Hay datos que pueden hacer creer que Vigo va bien. Pongamos la subida de la contratación, clave, que se ha colocado en cifras de 2007, cuando el ciclo alcista de la economía. Otro igualmente positivo: el enorme tirón del turismo, que ha crecido en Galicia, más aún en las Rías Baixas y con ello en Vigo, situándose también en sus máximos históricos en ocupación hotelera.

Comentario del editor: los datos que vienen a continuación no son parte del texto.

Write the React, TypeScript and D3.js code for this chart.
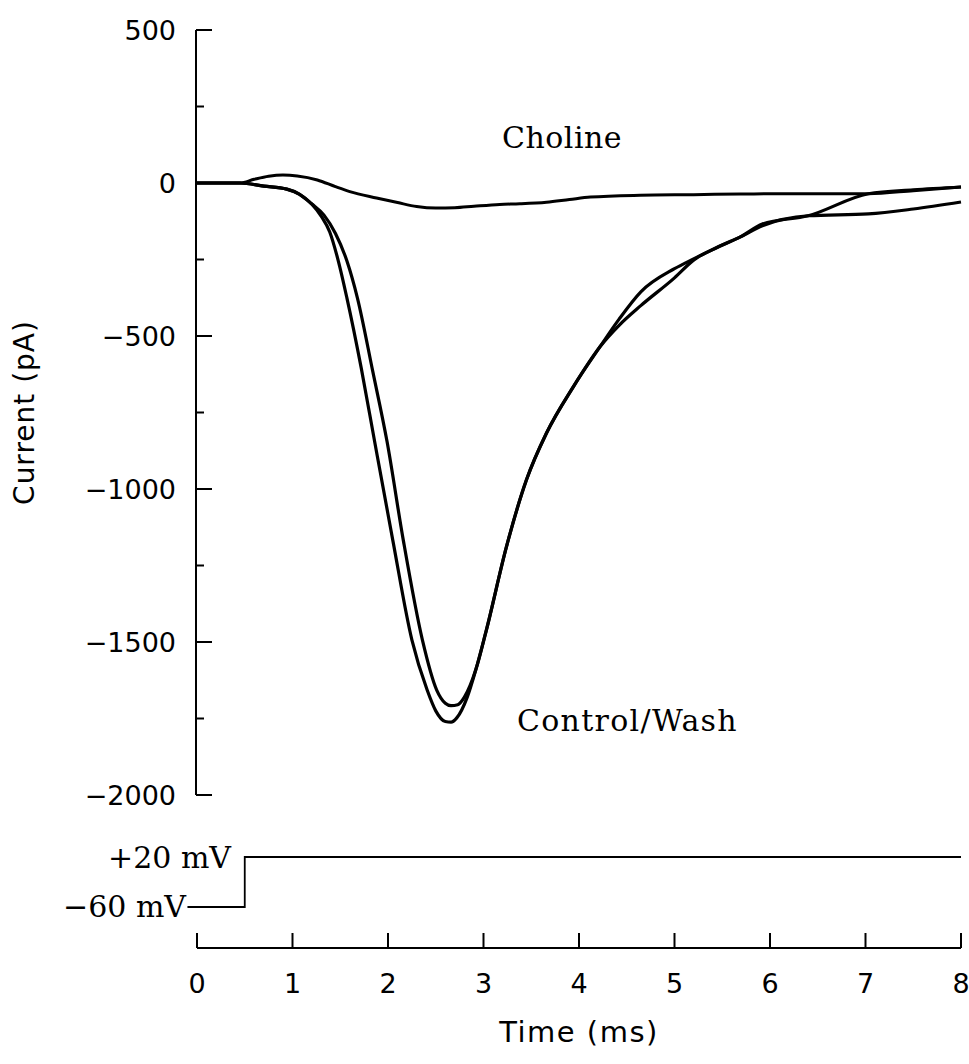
import React from "react";
import * as d3 from "d3";

// ---- Data ----
const controlT = [0, 0.45, 0.7, 0.94, 1.07, 1.2, 1.3, 1.39, 1.48, 1.57, 1.72, 1.86, 2.05, 2.25, 2.41, 2.5, 2.6, 2.66, 2.72, 2.83, 2.92, 3.03, 3.24, 3.45, 3.66, 3.94, 4.22, 4.42, 4.65, 5.0, 5.2, 5.45, 5.69, 5.92, 6.4, 7.03, 7.5, 8.0];
const controlV = [0, 0, -10, -20, -36, -68, -108, -160, -255, -376, -605, -845, -1167, -1493, -1657, -1725, -1760, -1762, -1748, -1680, -1590, -1461, -1189, -970, -817, -666, -535, -445, -355, -280, -248, -210, -176, -134, -107, -35, -22, -13];

const washT = [0, 0.45, 0.7, 0.94, 1.07, 1.2, 1.33, 1.45, 1.57, 1.68, 1.84, 1.99, 2.16, 2.36, 2.51, 2.6, 2.66, 2.73, 2.8, 2.92, 3.03, 3.24, 3.45, 3.66, 3.94, 4.22, 4.42, 4.65, 5.0, 5.2, 5.45, 5.69, 5.92, 6.4, 7.03, 7.5, 8.0];
const washV = [0, 0, -10, -20, -36, -68, -105, -165, -255, -376, -615, -845, -1167, -1493, -1657, -1700, -1708, -1705, -1680, -1590, -1461, -1189, -970, -817, -666, -535, -465, -400, -310, -252, -210, -176, -140, -107, -101, -85, -62];

const cholineT = [0, 0.45, 0.6, 0.75, 0.9, 1.05, 1.26, 1.45, 1.6, 1.88, 2.1, 2.3, 2.5, 2.7, 2.9, 3.17, 3.38, 3.66, 3.9, 4.12, 4.64, 5.2, 5.69, 6.12, 6.6, 7.03, 7.5, 8.0];
const cholineV = [0, 0, 12, 22, 26, 23, 10, -12, -28, -49, -64, -77, -82, -81, -76, -70, -68, -63, -54, -46, -40, -38, -36, -35, -35, -35, -25, -13];

const stepT = [-0.1, 0.5, 0.5, 8.0];
const stepMV = [-60, -60, 20, 20];

const yMajorTicks = [500, 0, -500, -1000, -1500, -2000];
const yMinorTicks = [250, -250, -750, -1250, -1750];
const xTicks = [0, 1, 2, 3, 4, 5, 6, 7, 8];

export default function App() {
  const W = 969, H = 1064;
  const x = d3.scaleLinear().domain([0, 8]).range([197, 961]);
  const y = d3.scaleLinear().domain([-2000, 500]).range([795, 30]);
  const vScale = d3.scaleLinear().domain([-60, 20]).range([907, 857]);
  const xAxisY = 948;
  const yAxisX = 196;

  const line = d3
    .line<[number, number]>()
    .x((d) => x(d[0]))
    .y((d) => y(d[1]))
    .curve(d3.curveMonotoneX);

  const zip = (t: number[], v: number[]) => t.map((ti, i) => [ti, v[i]] as [number, number]);

  const stepLine = d3
    .line<[number, number]>()
    .x((d) => x(d[0]))
    .y((d) => vScale(d[1]));

  const sans = "'DejaVu Sans', sans-serif";
  const serif = "'DejaVu Serif', serif";

  return (
    <svg
      width={W}
      height={H}
      viewBox={`0 0 ${W} ${H}`}
      style={{ position: "absolute", left: 0, top: 0, background: "#fff" }}
    >
      <rect x={0} y={0} width={W} height={H} fill="#fff" />
      {/* Y axis */}
      <line x1={yAxisX} x2={yAxisX} y1={y(500)} y2={y(-2000)} stroke="#000" strokeWidth={2} />
      {yMajorTicks.map((v) => (
        <g key={"ym" + v}>
          <line x1={yAxisX} x2={yAxisX + 16} y1={y(v)} y2={y(v)} stroke="#000" strokeWidth={2} />
          <text
            x={176}
            y={y(v)}
            textAnchor="end"
            dominantBaseline="central"
            fontFamily={sans}
            fontSize={27}
            fill="#000"
          >
            {v < 0 ? "\u2212" + Math.abs(v) : String(v)}
          </text>
        </g>
      ))}
      {yMinorTicks.map((v) => (
        <line key={"yn" + v} x1={yAxisX} x2={yAxisX + 8} y1={y(v)} y2={y(v)} stroke="#000" strokeWidth={2} />
      ))}
      <text
        transform={`translate(24, ${(y(500) + y(-2000)) / 2}) rotate(-90)`}
        textAnchor="middle"
        dominantBaseline="central"
        fontFamily={sans}
        fontSize={28}
        letterSpacing={1}
        fill="#000"
      >
        Current (pA)
      </text>

      {/* Current traces */}
      <path d={line(zip(cholineT, cholineV)) || ""} fill="none" stroke="#000" strokeWidth={3} strokeLinejoin="round" />
      <path d={line(zip(washT, washV)) || ""} fill="none" stroke="#000" strokeWidth={3.2} strokeLinejoin="round" />
      <path d={line(zip(controlT, controlV)) || ""} fill="none" stroke="#000" strokeWidth={3.2} strokeLinejoin="round" />

      <text x={502} y={148} fontFamily={serif} fontSize={30} letterSpacing={0.5} fill="#000">
        Choline
      </text>
      <text x={517} y={731} fontFamily={serif} fontSize={30} letterSpacing={1.3} fill="#000">
        Control/Wash
      </text>

      {/* Voltage step */}
      <path d={stepLine(zip(stepT, stepMV)) || ""} fill="none" stroke="#000" strokeWidth={1.8} />
      <text x={231} y={868} textAnchor="end" fontFamily={serif} fontSize={30} fill="#000">
        +20 mV
      </text>
      <text x={186} y={917} textAnchor="end" fontFamily={serif} fontSize={30} fill="#000">
        {"\u221260 mV"}
      </text>

      {/* X axis */}
      <line x1={x(0)} x2={x(8)} y1={xAxisY} y2={xAxisY} stroke="#000" strokeWidth={2} />
      {xTicks.map((t) => (
        <g key={"xt" + t}>
          <line x1={x(t)} x2={x(t)} y1={xAxisY} y2={xAxisY - 15} stroke="#000" strokeWidth={2} />
          <text x={x(t)} y={993} textAnchor="middle" fontFamily={sans} fontSize={27} fill="#000">
            {t}
          </text>
        </g>
      ))}
      <text
        x={(x(0) + x(8)) / 2}
        y={1042}
        textAnchor="middle"
        fontFamily={sans}
        fontSize={29}
        letterSpacing={1.5}
        fill="#000"
      >
        Time (ms)
      </text>
    </svg>
  );
}
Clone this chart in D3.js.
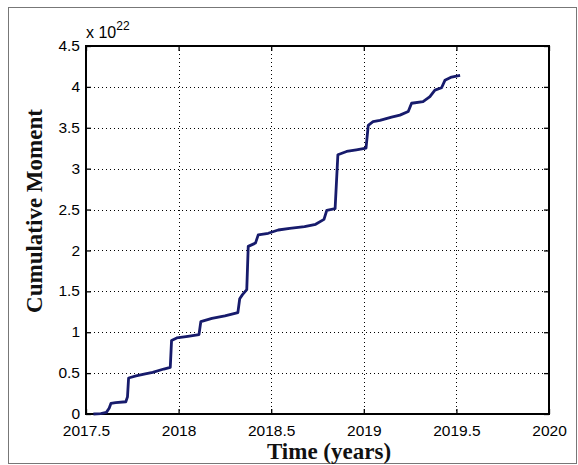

Esto es así, pero... haré de abogado del diablo. El paro continúa siendo enorme y aunque se ha recuperado terreno, ha sido básicamente en el sector de la hostelería, lo que no estaría mal si no fuera porque la industria, que es el sector que permite que un edificio se mantenga sobre bases sólidas, ha perdido trabajadores. Hay más empleo, pero de menor calidad y por eso la renta de Vigo está muy lejos de A Coruña y Santiago, y en realidad de la mayoría de ciudades españolas. Es una brecha que no se reduce y que hace que cada año un vigués tenga entre 1.500 y 2.000 euros menos que un coruñés o un compostelano. Vigo figura en posición 53 de España entre ciudades, cuando por población es la 13.
En paralelo, dentro de este panorama, Vigo pasa por una crisis de natalidad desconocida y recurrente, cada vez más acentuada que lleva de forma inevitable a una ciudad envejecida. El número de nacimientos decae cada año y ya se nota en la enseñanza: hay 2.000 niños menos en primaria que una década atrás. A este ritmo, en otros diez años habrá que echar el cierre a varios centros escolares. Y lo mismo en la Universidad, que busca cómo ajustar sus cifras a la demanda a la baja, según reconocía el rector. Eso sin contar la jubilación en masa que se producirá a lo largo de los próximos cinco años por los nacidos en los sesenta, cuando esta ciudad se disparó y todo parecía posible.
¿Vigo va bien? Bueno, parece que no tanto.